How chronic Lyme recruits followers

posted in: Science vs myths | 0

Dr. David Patrick, Director of the School of Population and Public Health at University of British Columbia, Canada, wants to help “alternatively diagnosed” chronic Lyme patients. So he and his colleagues studied the issue.

The scientists found that all 13 chronic Lyme patients they looked at had no good evidence of having Lyme disease. They noticed striking similarities between chronic Lyme patients and Chronic Fatigue Syndrome patients.

Chronic Fatigue Syndrome is poorly understood and often includes Medically Unexplained Symptoms, which the UK NHS describe as follows:

Many people have persistent physical complaints, such as dizziness or pain, that don’t appear to be symptoms of a medical condition.

They are sometimes known as “medically unexplained symptoms” when they last for more than a few weeks, but doctors can’t find a problem with the body that may be the cause.

This doesn’t mean the symptoms are faked or “all in the head” – they’re real and can affect your ability to function properly.

Not understanding the cause can make them even more distressing and difficult to cope with.

In a comment on Patrick’s study, Dr.
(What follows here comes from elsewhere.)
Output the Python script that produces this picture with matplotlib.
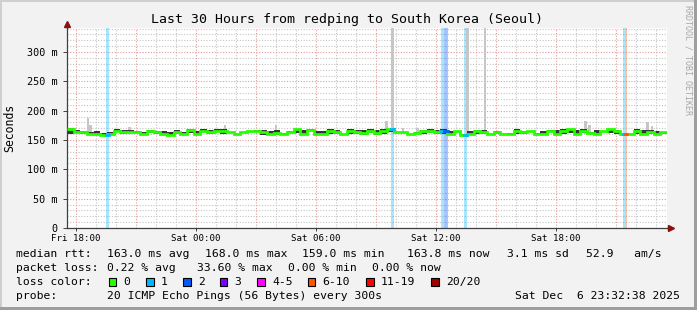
import numpy as np
import pandas as pd
import matplotlib
matplotlib.use('Agg')
import matplotlib.pyplot as plt
import matplotlib.dates as mdates
from matplotlib.patches import Rectangle

# 数据: 20 分钟一格的 median rtt (ms)
start = pd.Timestamp('2025-12-05 17:32:38')
step_min = 20
median = [168, 164, 163, 160, 161, 159, 161, 166, 163, 164, 164, 161, 165, 163, 161, 159, 163, 160, 167, 160, 166, 163, 166,
          165, 163, 160, 163, 165, 166, 164, 160, 162, 161, 164, 168, 161, 167, 161, 160, 166, 164, 160, 165, 164, 162, 166, 162,
          165, 168, 163, 163, 160, 162, 165, 166, 164, 165, 160, 165, 159, 161, 165, 164, 160, 163, 160, 161, 165,
          163, 165, 161, 160, 166, 161, 165, 168, 160, 166, 162, 161, 165, 168, 165, 160, 160, 165, 161, 164, 161, 163]
smoke_hi = [170, 167, 165, 163, 166, 162, 163, 169, 167, 167, 166, 164, 167, 166, 166, 163, 167, 164, 169, 165, 168, 167, 168,
            169, 164, 161, 164, 166, 167, 167, 166, 167, 162, 165, 169, 167, 168, 166, 165, 168, 167, 161, 168, 167, 167, 168, 167,
            168, 169, 164, 164, 161, 164, 167, 168, 167, 168, 166, 166, 160, 166, 167, 167, 161, 166, 161, 162, 168,
            166, 166, 162, 166, 167, 167, 168, 169, 167, 168, 164, 167, 166, 169, 167, 161, 161, 168, 167, 167, 166, 164]
smoke_lo = [160, 162, 161, 158, 159, 158, 159, 163, 160, 162, 162, 159, 162, 161, 159, 158, 161, 158, 162, 158, 163, 161, 163,
            160, 162, 159, 162, 164, 165, 159, 158, 159, 160, 163, 162, 158, 166, 158, 158, 161, 160, 158, 161, 160, 159, 162, 159,
            161, 163, 162, 162, 159, 161, 161, 162, 160, 161, 158, 164, 158, 159, 161, 160, 159, 160, 159, 160, 161,
            160, 164, 160, 158, 165, 159, 161, 162, 158, 162, 160, 159, 164, 162, 161, 159, 159, 161, 159, 160, 159, 160]

# 高延迟的烟雾尖峰 (时间, 最大值 ms)
spike_times = ['2025-12-05 18:36', '2025-12-05 18:43', '2025-12-05 20:40', '2025-12-06 01:26', '2025-12-06 03:59',
               '2025-12-06 09:31', '2025-12-06 09:49', '2025-12-06 10:21', '2025-12-06 11:04', '2025-12-06 13:34',
               '2025-12-06 14:27', '2025-12-06 19:28', '2025-12-06 19:40', '2025-12-06 20:38', '2025-12-06 22:34',
               '2025-12-06 22:48']
spike_max = [188, 175, 172, 175, 175, 183, 360, 171, 171, 360, 360, 183, 175, 171, 181, 174]

# 丢包 (开始时间, 持续分钟, 丢包数)
loss_times = ['2025-12-05 19:30', '2025-12-06 09:45', '2025-12-06 12:15', '2025-12-06 12:25', '2025-12-06 13:25',
              '2025-12-06 21:22', '2025-12-06 21:28']
loss_minutes = [9, 9, 10, 10, 9, 6, 5]
loss_count = [1, 1, 1, 2, 1, 1, 7]

loss_labels = ['0', '1', '2', '3', '4-5', '6-10', '11-19', '20/20']
loss_colors = ['#26ff00', '#00b8ff', '#0059ff', '#7e00ff', '#ff00ff', '#ff5500', '#ff0000', '#a10000']


def loss_color(n):
    if n == 0:
        return loss_colors[0]
    if n <= 3:
        return loss_colors[n]
    if n <= 5:
        return loss_colors[4]
    if n <= 10:
        return loss_colors[5]
    if n < 20:
        return loss_colors[6]
    return loss_colors[7]


W, H = 697, 310
fig = plt.figure(figsize=(W / 100, H / 100), dpi=100, facecolor='#f2f2f2')
ax = fig.add_axes([67 / W, 82 / H, 600 / W, 200 / H], facecolor='white')

t0 = mdates.date2num(start)
edges = t0 + np.arange(len(median) + 1) * step_min / 1440.0
t_end = t0 + 30 / 24.0

# 网格
for v in range(0, 341, 10):
    if v % 50 == 0:
        ax.axhline(v, color='#e49a9a', lw=0.8, ls=(0, (1, 1.5)), zorder=0.6)
    else:
        ax.axhline(v, color='#c4c4c4', lw=0.8, ls=(0, (1, 1.5)), zorder=0.5)
h = mdates.date2num(start.ceil('h'))
while h < t_end:
    hr = int(round((h - np.floor(h)) * 24)) % 24
    if hr % 3 == 0:
        ax.axvline(h, color='#e49a9a', lw=0.8, ls=(0, (1, 1.5)), zorder=0.6)
    else:
        ax.axvline(h, color='#c4c4c4', lw=0.8, ls=(0, (1, 1.5)), zorder=0.5)
    h += 1 / 24.0

# 丢包竖条
for t, m, n in zip(loss_times, loss_minutes, loss_count):
    ts = mdates.date2num(pd.Timestamp(t))
    ax.axvspan(ts, ts + m / 1440.0, color=loss_color(n), alpha=0.35, lw=0, zorder=1)

# 烟雾尖峰
st = mdates.date2num(pd.to_datetime(spike_times))
ax.bar(st, np.array(spike_max) - 160, bottom=160, width=7 / 1440.0, color='#c6c6c6', lw=0, zorder=1.5)

# 烟雾
ax.stairs(smoke_hi, edges, baseline=smoke_lo, fill=True, color='#363636', lw=0, zorder=2)
# median 线
ax.stairs(median, edges, baseline=None, color=loss_colors[0], lw=2.0, zorder=3)
for t, m, n in zip(loss_times, loss_minutes, loss_count):
    ts = mdates.date2num(pd.Timestamp(t))
    k = int((ts - t0) * 1440 // step_min)
    ax.plot([ts, ts + m / 1440.0], [median[k], median[k]], color=loss_color(n), lw=2.0, zorder=3.5)

ax.set_xlim(t0, t_end)
ax.set_ylim(0, 341)

mono = 'DejaVu Sans Mono'
ax.set_yticks(range(0, 301, 50))
ax.set_yticklabels(['0'] + ['%d m' % v for v in range(50, 301, 50)], family=mono, fontsize=7.3)
ax.xaxis.set_major_locator(mdates.HourLocator(byhour=range(0, 24, 6)))
ax.xaxis.set_major_formatter(mdates.DateFormatter('%a %H:%M'))
for lab in ax.get_xticklabels():
    lab.set_family(mono)
    lab.set_fontsize(6.6)
ax.tick_params(axis='y', length=3, width=0.7, color='#404040', pad=4)
ax.tick_params(axis='x', length=2, width=0.7, color='#404040', pad=2)
for s in ['top', 'right']:
    ax.spines[s].set_visible(False)
for s in ['left', 'bottom']:
    ax.spines[s].set_color('#404040')
    ax.spines[s].set_linewidth(0.9)
ax.plot([0, 0], [1, 1.02], transform=ax.transAxes, color='#404040', lw=0.9, clip_on=False)
ax.plot([1, 1.005], [0, 0], transform=ax.transAxes, color='#404040', lw=0.9, clip_on=False)
ax.plot([0], [1.02], marker='^', ms=4.5, color='#8b1010', transform=ax.transAxes, clip_on=False)
ax.plot([1.0067], [0], marker='>', ms=4.5, color='#8b1010', transform=ax.transAxes, clip_on=False)


def px(x, y):
    return x / W, 1 - y / H


fig.text(*px(347, 19), 'Last 30 Hours from redping to South Korea (Seoul)', family=mono, fontsize=9.5,
         ha='center', va='center')
fig.text(*px(10, 128), 'Seconds', family=mono, fontsize=8.3, rotation=90, ha='center', va='center')
fig.text(*px(688, 5), 'RRDTOOL / TOBI OETIKER', family=mono, fontsize=6, rotation=270, ha='center', va='top',
         color='#a8a8a8')

fs = 8.2
rows = [
    (254, [(16, 'median rtt:'), (107, '163.0 ms avg'), (205, '168.0 ms max'), (302, '159.0 ms min'),
           (407, '163.8 ms now'), (507, '3.1 ms sd'), (586, '52.9   am/s')]),
    (268, [(16, 'packet loss:'), (107, '0.22 % avg'), (197, '33.60 % max'), (288, '0.00 % min'),
           (372, '0.00 % now')]),
    (296, [(16, 'probe:'), (107, '20 ICMP Echo Pings (56 Bytes) every 300s')]),
]
for y, items in rows:
    for x, s in items:
        fig.text(*px(x, y), s, family=mono, fontsize=fs, ha='left', va='center')
fig.text(*px(680, 296), 'Sat Dec  6 23:32:38 2025', family=mono, fontsize=fs, ha='right', va='center')

fig.text(*px(16, 282), 'loss color:', family=mono, fontsize=fs, ha='left', va='center')
box_x = [108.5, 146, 183, 219.5, 257, 307.5, 366, 431]
for bx, lab, c in zip(box_x, loss_labels, loss_colors):
    fig.patches.append(Rectangle(px(bx, 286), 7.5 / W, 8 / H, transform=fig.transFigure, facecolor=c,
                                 edgecolor='black', lw=0.8))
    fig.text(*px(bx + 15, 282), lab, family=mono, fontsize=fs, ha='left', va='center')

# 边框
fig.patches.append(Rectangle((0, 1 - 2 / H), 1, 2 / H, transform=fig.transFigure, color='#cfcfcf', lw=0))
fig.patches.append(Rectangle((0, 0), 2 / W, 1, transform=fig.transFigure, color='#cfcfcf', lw=0))
fig.patches.append(Rectangle((0, 0), 1, 3 / H, transform=fig.transFigure, color='#9e9e9e', lw=0))
fig.patches.append(Rectangle((1 - 3 / W, 0), 3 / W, 1, transform=fig.transFigure, color='#9e9e9e', lw=0))

fig.savefig('out.png', dpi=100, facecolor=fig.get_facecolor())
Alan Barbour noted that the phenomenon of Chronic Fatigue Syndrome being falsely blamed on Lyme disease has been seen since the late 1980s. He cited a 1990 study that found rampant false Lyme diagnoses and unnecessary antibiotics. The 1990 study concluded:

Anxiety about possible late manifestations of Lyme disease has made Lyme disease a “diagnosis of exclusion” in many endemic areas. Persistence of mild to moderate symptoms after adequate therapy and misdiagnosis of fibromyalgia and fatigue may incorrectly suggest persistence of infection, leading to further antibiotic therapy.

Attention to patient anxiety and increased awareness of these musculoskeletal problems after therapy should decrease unnecessary therapy of previously treated Lyme disease.

Dr. Barbour further commented:

Given the choice between a diagnosis of CFS or, in other cases, fibromyalgia, for which there are limited treatment options, and LD, for which antibiotic therapy may promise a cure, is it any wonder that the diagnosis of LD is as common as it is and that “Lyme specialty” laboratories stay in business and, for all I know, prosper? Certainly, the authors are justified in their view that “individuals diagnosed with [alternatively diagnosed chronic Lyme syndrome] deserve comprehensive workup and care.”

However, an important unanswered question of the study is whether the alternatively diagnosed chronic Lyme syndrome patients changed their beliefs about whether they had LD or not? The fact is there has been insufficient progress over more than 3 decades in understanding what is as much a psychosocial and cultural phenomenon as a biological one.

Dr. Patrick also appeared on Global News (see video above) and presented a useful illustration of how chronic Lyme can spread socially. Other ways chronic Lyme spreads is via quacks and credulous media coverage.

An analysis from Australia (where there is no endemic Lyme disease) revealed “Almost 10% of respondents self-diagnosed after being exposed to a media report of Australian Lyme disease.”